For Penn gymnast Jordyn Mannino, the phrase “I’ve been doing it since before I could walk” is not an exaggeration. Mannino began her gymnastics career doing Mommy and Me classes as a toddler and discovered her love for running and tumbling in the gym. She started competing in the Junior Olympics when she was just seven years old.
Mannino knew that she wanted to continue gymnastics at the collegiate level. She had attended Penn’s summer gymnastics camps for three years before starting as a freshman. Mannino was drawn to Penn because she could balance academics on top of her intensive daily practice schedule.
“I just fell in love with the school, the campus, and the coaches,” Mannino said. “I remember coming home from camp every year saying, ‘I want to go to Penn’. I wanted to go to a school that was going to give me the opportunity to compete in a competitive athletics environment as well as pursue a competitive classroom environment.”
Joining the Red and Blue has given Mannino the ability to specialize in the events that she likes the most. She especially enjoys floor routines because she is dancing to music, which combines her love of performance with technical skills. Before stepping onto the mat, Mannino’s teammates give her a pep talk. These words calm her nerves and give her a boost of confidence to compete successfully.
“My favorite part is that when I'm doing my routine, I can see my teammates dancing on the side and just smiling at me and motivating me,” Mannino said. “As I'm going, I try not to think about exactly what I'm doing.
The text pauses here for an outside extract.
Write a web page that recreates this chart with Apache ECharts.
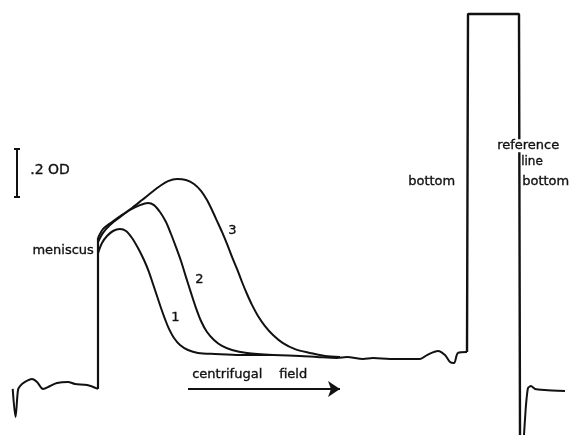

I try not to move too quickly because I don't like to get ahead of myself. I like to take it one skill at a time.”
Mannino’s teammates, especially underclassmen, admire her poise and confidence when she’s on the mat competing.
“During competition season, she's amazing,” sophomore McCaleigh Marr said. “She just knows when to turn it on and once she turns on, there's just nothing stopping her. She does whatever it takes in order to achieve that goal.”
Unlike club gymnastics, where gymnasts compete for an individual score, Mannino likes that she competes for her team at Penn.
“Gymnastics is a very individualized sport,” Mannino said. “But, I'd rather have a team succeed as a whole than have an individual succeed as one person. I think it's also taught us how to be leaders and followers, which are important life skills for us to take onward.”
Coach Kirsten Becker has been working with Mannino since she was in high school. Becker recognized Mannino’s skill, potential, and positive attitude very early on.
“It has been awesome to see her confidence grow,” Becker said. “Jordyn’s competitive spirit is probably the thing that drives our team. You can definitely tell she is repping the Red and Blue very proudly when she's on the competition floor. She is so determined and motivated.”
In high school, Mannino suffered from a back injury and had to scale back her practice and competition schedule in order to allow herself to heal. In her first year at Penn, she also injured her foot. For Mannino, the key to managing her injuries was staying connected with gymnastics, but also not overexerting herself.
“In order to stay in shape, I did diving, which helped me stay in touch with the motions of gymnastics,” Mannino said. “Gymnastics has been a lifelong commitment. I just had to take a step back in the gym a little bit, do lower numbers of assignments, and make sure that it wasn't going to turn into an injury that would end my career.”
She overcame her high school injuries to finish second on vault and floor, third on beam, and second all-around in the 2017 New York state qualifier. At Penn, her career-best score on bars (9.850) remains the fifth-best in program history, and she helped lead the Red and Blue to an Ivy Classic title win last season.
“I do every routine for my teammates,” Mannino said. “I'm still involved in the sport because of the team that I have today. Gymnastics is a pretty mentally demanding sport and when there are days that are tough, it's really great to be able to look to my teammates and my coaches.”
Although Mannino is disappointed that she will not be able to compete this year, she said that ending her last season as an Ivy Champion helps ease the emotional difficulty.
“It was really nice to know that we were able to end on that high note and that all of our work paid off,” she said.
Because the team is not able to compete, Mannino’s job as a senior differs from normal years. With Penn gymnasts residing all over the country, Mannino’s priority has been creating an inclusive environment, especially for new freshmen. Marr said Mannino has been a positive role model for her teammates and has fostered togetherness within the squad.
“She’s always so supportive,” Marr said. “I had a bit of a difficult time in the beginning of last year and she was my go-to person. She always just knew what to say to me and make me feel better about myself. She honestly has so much insight and so much wisdom.”
Mannino has made her mark on Penn gymnastics both on and off the mat, earning herself a place in the team's history books through her impressive performance while leaving a lasting impression on her teammates and future leaders of the Red and Blue.